The problem stemmed from Lan’s interest in running for governor in 1981.  Byrne became angry when Lan began lining up fundraisers and donors in early 1980.  The governor felt that Lan had essentially launched an exploratory committee from the Secretary of State post.

Byrne, who had another candidate in mind – attorney general John Degnan — tried to take away Lan’s car and driver and sought to transfer the state arts council to the Department of Education.

In early 1981, Byrne ordered any cabinet member looking to run for governor that year to resign.  While Degnan and Human Services commissioner Ann Klein complied, Lan refused.

Lan announced his candidacy for governor at a press conference outside the glass doors of Byrne’s office.  He had already raised about $200,000 – funny as it seems, that was a lot of money in those days.

He proposed a complete overhaul of state government, consolidating several state departments, and proposed the direct election of a lieutenant governor who would run civil service commission.

Lan struggled to win organization lines and key endorsements, and within a six weeks his campaign was over.  He dropped out at the end of April and endorsed Rep. Jim Florio (D-Runnemede) for the Democratic nomination.

While serving as the Secretary of State, Lan also took on a second full-time job as Florio’s deputy campaign manager.

During a statewide recount of the 1981 gubernatorial campaign, Republicans asked Lan to step aside, but he refused.  Republican Tom Kean won by 1,797 votes.
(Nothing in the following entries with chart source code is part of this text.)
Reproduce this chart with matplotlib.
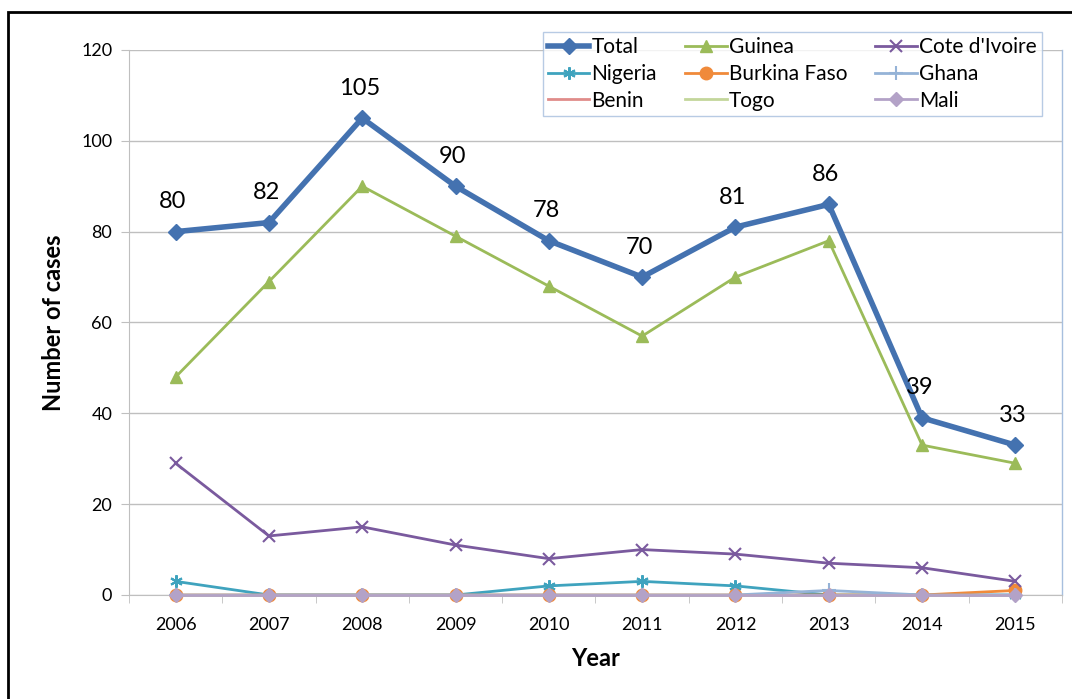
import numpy as np
import matplotlib.pyplot as plt
from matplotlib.patches import Rectangle

plt.rcParams['font.family'] = ['Lato', 'DejaVu Sans']

years = ["2006", "2007", "2008", "2009", "2010", "2011", "2012", "2013", "2014", "2015"]
total = [80, 82, 105, 90, 78, 70, 81, 86, 39, 33]
guinea = [48, 69, 90, 79, 68, 57, 70, 78, 33, 29]
cote = [29, 13, 15, 11, 8, 10, 9, 7, 6, 3]
nigeria = [3, 0, 0, 0, 2, 3, 2, 0, 0, 0]
burkina = [0, 0, 0, 0, 0, 0, 0, 0, 0, 1]
ghana = [0, 0, 0, 0, 0, 0, 0, 1, 0, 0]
benin = [0] * 10
togo = [0] * 10
mali = [0] * 10

x = np.arange(len(years))

fig = plt.figure(figsize=(10.72, 6.99), dpi=100)
ax = fig.add_axes([0.1203, 0.1488, 0.8704, 0.7797])

h = {}
h["Total"], = ax.plot(x, total, color="#4472B0", lw=4, marker="D", ms=8, zorder=10)
h["Guinea"], = ax.plot(x, guinea, color="#9BBB59", lw=2, marker="^", ms=8, zorder=9)
h["Cote d'Ivoire"], = ax.plot(x, cote, color="#7A5A9E", lw=2, marker="x", ms=8, mew=1.5, zorder=8)
h["Nigeria"], = ax.plot(x, nigeria, color="#3FA3BE", lw=2, marker=(6, 2, 0), ms=9, mew=1.5,
                        zorder=6, clip_on=False)
h["Burkina Faso"], = ax.plot(x, burkina, color="#F08A3A", lw=2, marker="o", ms=9, zorder=6.2,
                             clip_on=False)
h["Ghana"], = ax.plot(x, ghana, color="#95B3D7", lw=2, marker="+", ms=10, mew=1.5, zorder=6.5,
                      clip_on=False)
h["Benin"], = ax.plot(x, benin, color="#E08C8A", lw=2, zorder=6.6, clip_on=False)
h["Togo"], = ax.plot(x, togo, color="#C3D69B", lw=2, zorder=6.7, clip_on=False)
h["Mali"], = ax.plot(x, mali, color="#B3A2C7", lw=2, marker="D", ms=7, zorder=6.8, clip_on=False)

for xi, v in zip(x, total):
    ax.annotate(str(v), (xi, v), xytext=(-2, 14), textcoords="offset points",
                ha="center", va="bottom", fontsize=17, zorder=12)

ax.set_xlim(-0.5, 9.5)
ax.set_ylim(0, 120)
ax.set_yticks(range(0, 121, 20))
ax.set_xticks(x)
ax.set_xticklabels(years)
ax.set_xticks(np.arange(-0.5, 10, 1), minor=True)
ax.tick_params(axis="x", which="major", length=0, pad=16, labelsize=13)
ax.tick_params(axis="x", which="minor", length=6, color="#BFBFBF", direction="out")
ax.tick_params(axis="y", length=6, color="#BFBFBF", labelsize=13, pad=6)
ax.grid(axis="y", color="#BFBFBF", lw=1)
ax.set_axisbelow(True)
for s in ["top", "right"]:
    ax.spines[s].set_visible(False)
ax.spines["left"].set_color("#BFBFBF")
ax.spines["bottom"].set_color("#BFBFBF")
ax.plot([1, 1], [0, 1], transform=ax.transAxes, color="#A7BFDE", lw=1, clip_on=False)

ax.set_ylabel("Number of cases", fontsize=17, fontweight="bold", labelpad=12)
ax.set_xlabel("Year", fontsize=17, fontweight="bold", labelpad=10)

order = ["Total", "Nigeria", "Benin", "Guinea", "Burkina Faso", "Togo",
         "Cote d'Ivoire", "Ghana", "Mali"]
leg = ax.legend([h[k] for k in order], order, ncol=3, loc="upper right",
                bbox_to_anchor=(0.9786, 1.033), fontsize=15, frameon=True,
                fancybox=False, edgecolor="#A7BFDE", borderpad=0.25,
                labelspacing=0.32, handlelength=2.0, handletextpad=0.1,
                columnspacing=1.35, borderaxespad=0)
leg.get_frame().set_linewidth(1)
leg.set_zorder(20)

fig.patches.append(Rectangle((8 / 1072, -0.01), 1.02, 1 - 12 / 699 + 0.01,
                             transform=fig.transFigure, fill=False,
                             edgecolor="black", lw=2))

fig.savefig("out.png", dpi=100)
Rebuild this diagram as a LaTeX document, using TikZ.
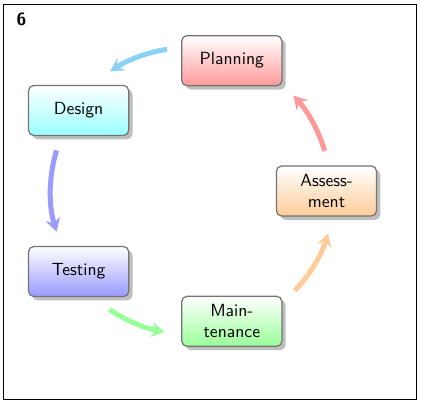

Over the years, Lan and Byrne rekindled their friendship.

Lan was born on December 19, 1930 and grew up in Maplewood.  He attended Seton Hall University and served in the U.S. Air Force before joining his family’s Hillside-based food processing business in 1952.

He returned to his business, Dell Products, after leaving state government in 1982.  He sold the company six years later.

Lan is survived by his wife of 68 years, Hannah, three children, ten grandchildren and six great-grandchildren.

Funeral services are scheduled for 10 AM on Thursday at the Bernheim-Apter-Kreitzman Funeral Home in Livingston.   The Lan family has asked that contributions in his memory be made to Trustbridge Hospice Foundation in West Palm Beach, Florida.